The Ukrainian parliament would vote on any final accord, she added.
A senior official with knowledge of the negotiations said talks were moving forward "quite fast".
The source told AFP that newer drafts of the accord appeared not to recognise US aid as a debt owed by Ukraine.
That assessment echoed an earlier report by Bloomberg News that said the US had eased a demand that Ukraine pay back aid delivered since Russia invaded Ukraine in 2022.
It reported that US Treasury Secretary Scott Bessent had said on Monday that a deal could be signed as early as "this week".
Russia targets civilian infrastructure in Odesa strike
A Russian drone attack on the Black Sea port city of Odesa overnight injured three people, sparked fires and damaged homes and civilian infrastructure, officials of the southern Ukrainian region have said.
"The enemy has again attacked Odesa with a massive drone attack," Oleh Kiper, governor of the region whose administrative centre is the city of Odesa, said on messaging app Telegram, though the full scale of the attack was not clear.

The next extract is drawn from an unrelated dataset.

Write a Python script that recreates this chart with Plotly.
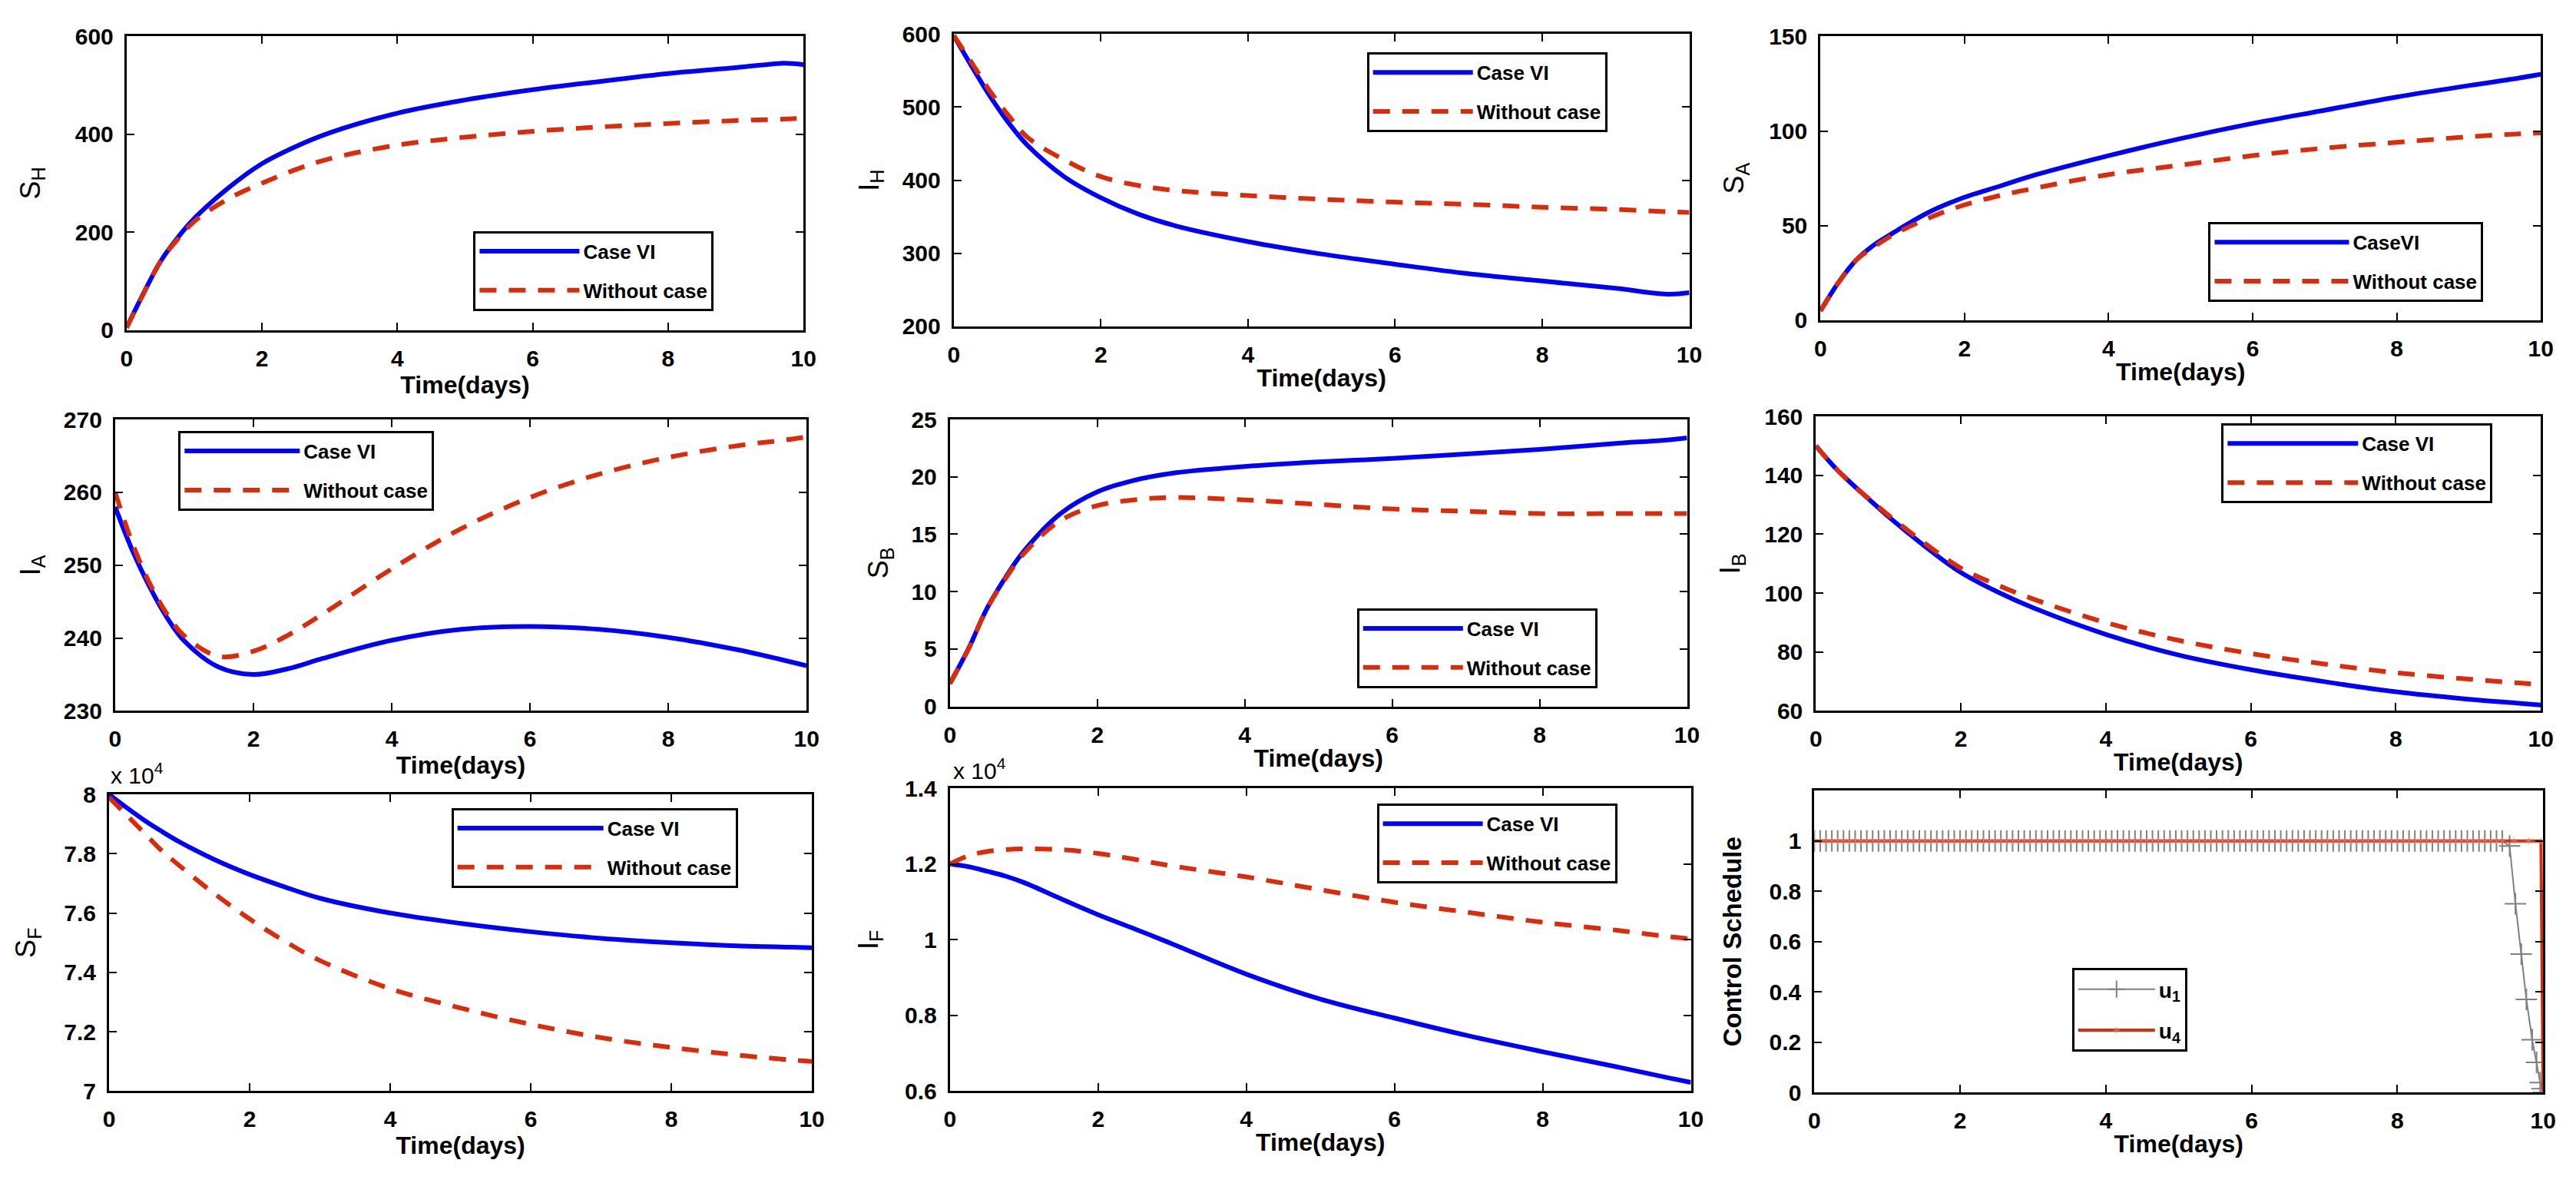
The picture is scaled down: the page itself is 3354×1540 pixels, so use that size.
import plotly.graph_objects as go

# time samples (days)
t = [0, 0.25, 0.5, 0.75, 1, 1.5, 2, 2.5, 3, 4, 5, 6, 7, 8, 9, 9.7, 10]

sh_case = [5, 75, 140, 188, 228, 290, 340, 375, 403, 443, 470, 491, 508, 524, 536, 545, 542]
sh_without = [5, 75, 140, 185, 222, 268, 300, 328, 350, 378, 394, 406, 415, 422, 428, 431, 433]

ih_case = [598, 555, 514, 478, 448, 405, 376, 354, 338, 316, 299, 285, 272, 262, 252, 244, 246]
ih_without = [598, 560, 521, 488, 459, 428, 405, 393, 386, 379, 374, 370, 367, 363, 360, 357, 356]

sa_case = [5, 20, 32, 40, 46, 57, 65, 71, 77, 87, 96, 104, 111, 118, 124, 128, 130]
sa_without = [5, 20, 32, 39, 45, 54, 61, 66, 70, 77, 82, 87, 91, 94, 97, 98.5, 99]

ia_case = [258, 252, 247, 242.8, 239.6, 236, 235, 235.8, 237.2, 239.7, 241.2, 241.6, 241.2, 240.1, 238.4, 236.9, 236.2]
ia_without = [260, 253, 247.5, 243.3, 240.3, 237.5, 238.2, 240.4, 243.3, 249.5, 255, 259.3, 262.5, 264.8, 266.4, 267.2, 267.6]

sb_case = [2, 5, 8.5, 11.2, 13.5, 16.8, 18.7, 19.7, 20.3, 20.9, 21.3, 21.6, 22, 22.4, 22.9, 23.2, 23.4]
sb_without = [2, 5, 8.5, 11.1, 13.3, 16.2, 17.5, 18.0, 18.2, 18, 17.6, 17.2, 17, 16.8, 16.8, 16.8, 16.8]

ib_case = [150, 143, 137, 131.5, 126, 116, 107, 100.5, 95, 86, 79, 74, 70, 66.5, 64, 62.6, 62]
ib_without = [150, 143, 137, 131.7, 126.5, 117, 108.5, 102.8, 98, 90, 84, 79.5, 76, 73, 70.8, 69.5, 69]

# S_F and I_F in units of 10^4
sf_case = [8.0, 7.955, 7.913, 7.875, 7.84, 7.78, 7.73, 7.688, 7.65, 7.6, 7.565, 7.537, 7.515, 7.5, 7.489, 7.485, 7.483]
sf_without = [7.99, 7.93, 7.87, 7.81, 7.76, 7.665, 7.58, 7.505, 7.44, 7.345, 7.28, 7.225, 7.18, 7.147, 7.12, 7.105, 7.1]

if_case = [1.2, 1.193, 1.181, 1.168, 1.151, 1.108, 1.066, 1.028, 0.989, 0.909, 0.843, 0.793, 0.746, 0.704, 0.664, 0.635, 0.623]
if_without = [1.2, 1.222, 1.233, 1.238, 1.24, 1.238, 1.228, 1.212, 1.195, 1.166, 1.132, 1.099, 1.072, 1.046, 1.025, 1.008, 1.002]

# control schedule
u_time = [
    0, 0.08, 0.16, 0.24, 0.32, 0.40, 0.48, 0.56, 0.64, 0.72, 0.80, 0.88,
    0.96, 1.04, 1.12, 1.20, 1.28, 1.36, 1.44, 1.52, 1.60, 1.68, 1.76, 1.84,
    1.92, 2.00, 2.08, 2.16, 2.24, 2.32, 2.40, 2.48, 2.56, 2.64, 2.72, 2.80,
    2.88, 2.96, 3.04, 3.12, 3.20, 3.28, 3.36, 3.44, 3.52, 3.60, 3.68, 3.76,
    3.84, 3.92, 4.00, 4.08, 4.16, 4.24, 4.32, 4.40, 4.48, 4.56, 4.64, 4.72,
    4.80, 4.88, 4.96, 5.04, 5.12, 5.20, 5.28, 5.36, 5.44, 5.52, 5.60, 5.68,
    5.76, 5.84, 5.92, 6.00, 6.08, 6.16, 6.24, 6.32, 6.40, 6.48, 6.56, 6.64,
    6.72, 6.80, 6.88, 6.96, 7.04, 7.12, 7.20, 7.28, 7.36, 7.44, 7.52, 7.60,
    7.68, 7.76, 7.84, 7.92, 8.00, 8.08, 8.16, 8.24, 8.32, 8.40, 8.48, 8.56,
    8.64, 8.72, 8.80, 8.88, 8.96, 9.04, 9.12, 9.20, 9.28, 9.36, 9.44,
]
u1_drop_time = [9.54, 9.62, 9.70, 9.77, 9.85, 9.91, 9.96, 9.985, 10]
u1_drop = [0.98, 0.75, 0.55, 0.37, 0.21, 0.12, 0.04, 0.015, 0]
u1 = [1] * len(u_time) + u1_drop
u1_time = u_time + u1_drop_time
u4_time = u_time + [9.6, 9.8, 9.97, 10]
u4 = [1] * len(u_time) + [1, 1, 1, 0]

BLUE = "#0000FF"
RED = "#DA2C0B"
GRAY = "#808080"
FONT = "Liberation Sans, Arial, sans-serif"
W, H = 3354, 1540

panels = [
    dict(case=sh_case, wo=sh_without, yt="S<sub>H</sub>", yr=[0, 600], dt=200, lab="Case VI",
         box=(158, 1046, 31, 422), leg=(613, 290), iw=130, so=35),
    dict(case=ih_case, wo=ih_without, yt="I<sub>H</sub>", yr=[200, 600], dt=100, lab="Case VI",
         box=(1243, 2208, 28, 417), leg=(1785, 52), iw=130, so=20),
    dict(case=sa_case, wo=sa_without, yt="S<sub>A</sub>", yr=[0, 150], dt=50, lab="CaseVI",
         box=(2380, 3325, 31, 409), leg=(2889, 278), iw=175, so=22),
    dict(case=ia_case, wo=ia_without, yt="I<sub>A</sub>", yr=[230, 270], dt=10, lab="Case VI",
         box=(143, 1050, 541, 929), leg=(226, 556), iw=150, so=20),
    dict(case=sb_case, wo=sb_without, yt="S<sub>B</sub>", yr=[0, 25], dt=5, lab="Case VI",
         box=(1238, 2205, 541, 923), leg=(1772, 792), iw=130, so=19),
    dict(case=ib_case, wo=ib_without, yt="I<sub>B</sub>", yr=[60, 160], dt=20, lab="Case VI",
         box=(2374, 3325, 537, 929), leg=(2906, 546), iw=170, so=21),
    dict(case=sf_case, wo=sf_without, yt="S<sub>F</sub>", yr=[7, 8], dt=0.2, lab="Case VI",
         box=(135, 1057, 1040, 1435), leg=(584, 1058), iw=190, so=26),
    dict(case=if_case, wo=if_without, yt="I<sub>F</sub>", yr=[0.6, 1.4], dt=0.2, lab="Case VI",
         box=(1238, 2210, 1032, 1435), leg=(1798, 1052), iw=130, so=24),
    dict(yt="Control Schedule", yr=[0, 1.2], dt=0.2, box=(2372, 3328, 1035, 1437),
         leg=(2710, 1271), iw=100, so=27),
]

fig = go.Figure()
layout = dict(
    width=W, height=H, autosize=False,
    margin=dict(l=0, r=0, t=0, b=0),
    paper_bgcolor="white", plot_bgcolor="white",
    showlegend=True,
    font=dict(family=FONT, size=24, color="black"),
)

for i, p in enumerate(panels, start=1):
    sfx = "" if i == 1 else str(i)
    xa, ya = "x" + sfx, "y" + sfx
    leg = "legend" + sfx
    if i < 9:
        fig.add_trace(go.Scatter(
            x=t, y=p["case"], mode="lines", name=p["lab"],
            line=dict(color=BLUE, width=6, shape="spline", smoothing=1.0),
            xaxis=xa, yaxis=ya, legend=leg, legendgroup=f"g{i}a"))
        fig.add_trace(go.Scatter(
            x=t, y=p["wo"], mode="lines", name="Without case",
            line=dict(color=RED, width=6, dash="22px,16px", shape="spline", smoothing=1.0),
            xaxis=xa, yaxis=ya, legend=leg, legendgroup=f"g{i}b"))
    else:
        fig.add_trace(go.Scatter(
            x=u1_time, y=u1, mode="lines+markers", name="u<sub>1</sub>",
            line=dict(color=GRAY, width=2),
            marker=dict(symbol="cross-thin", size=20, line=dict(color=GRAY, width=2)),
            xaxis=xa, yaxis=ya, legend=leg, legendgroup="g9a"))
        fig.add_trace(go.Scatter(
            x=u4_time, y=u4, mode="lines+markers", name="u<sub>4</sub>",
            line=dict(color=RED, width=4),
            marker=dict(symbol="cross-thin", size=6, line=dict(color="#F08070", width=1)),
            xaxis=xa, yaxis=ya, legend=leg, legendgroup="g9b"))

    x0, x1, y0, y1 = p["box"]
    axis_common = dict(
        showline=True, linewidth=3, linecolor="black", mirror="ticks",
        ticks="inside", ticklen=10, tickwidth=2, tickcolor="black",
        showgrid=False, zeroline=False,
        tickfont=dict(family=FONT, size=30, weight="bold", color="black"),
    )
    layout["xaxis" + sfx] = dict(
        axis_common, domain=[x0 / W, x1 / W], anchor=ya, range=[0, 10], dtick=2,
        ticklabelstandoff=8,
        title=dict(text="Time(days)", standoff=4,
                   font=dict(family=FONT, size=32, weight="bold", color="black")),
    )
    yticks = dict(dtick=p["dt"])
    if i == 9:
        yticks = dict(tickvals=[0, 0.2, 0.4, 0.6, 0.8, 1])
    ytitle_font = dict(family=FONT, size=36, color="black")
    if i == 9:
        ytitle_font = dict(family=FONT, size=33, weight="bold", color="black")
    layout["yaxis" + sfx] = dict(
        axis_common, domain=[1 - y1 / H, 1 - y0 / H], anchor=xa, range=p["yr"],
        ticklabelstandoff=8, **yticks,
        title=dict(text=p["yt"], standoff=p["so"], font=ytitle_font),
    )
    lx, ly = p["leg"]
    layout[leg] = dict(
        x=lx / W, y=1 - ly / H, xanchor="left", yanchor="top",
        bgcolor="white", bordercolor="black", borderwidth=3,
        font=dict(family=FONT, size=26 if i < 9 else 28, weight="bold", color="black"),
        itemwidth=p["iw"], tracegroupgap=14, traceorder="grouped",
    )

layout["annotations"] = [
    dict(text="x 10<sup>4</sup>", x=135 / W, y=1 - 1012 / H, xref="paper", yref="paper",
         xanchor="left", yanchor="middle", showarrow=False,
         font=dict(family=FONT, size=30, color="black")),
    dict(text="x 10<sup>4</sup>", x=1240 / W, y=1 - 1006 / H, xref="paper", yref="paper",
         xanchor="left", yanchor="middle", showarrow=False,
         font=dict(family=FONT, size=30, color="black")),
]

fig.update_layout(layout)
fig.write_html(
    "out.html",
    config={"displayModeBar": False},
    post_script="document.body.style.margin='0';document.body.style.overflow='hidden';",
)
print("saved out.html")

Ukraine's air force usually reports details of overnight Russian attacks later in the morning.
In a Telegram post, Ukraine's emergency service said three people were injured and several fires broke out in the city as a result of the attack.
Odesa's mayor, Hennadiy Trukhanov, posted photographs depicting a residential building and other structures that had been nearly destroyed, while in others emergency workers sifted rubble and a dog peered from behind a pile of wood.
Russia's defence ministry meanwhile said it had destroyed 26 Ukrainian drones overnight.
Nine of the drones were destroyed over the southern Voronezh region and eight over the border Belgorod region, it said.
It added in a post on Telegram that the rest were downed over the Kursk, Lipetsk and Moscow regions, and over the Crimean Peninsula.
Reuters could not independently verify the reports.
Both sides deny targeting civilians in the war that Russia started with its full-scale invasion of Ukraine more than three years ago.
Late in March, the United States said it had reached separate deals with Ukraine and Russia to pause their attacks over the Black Sea and against each other's energy targets.
Both sides have repeatedly accused each other of breaking the moratorium.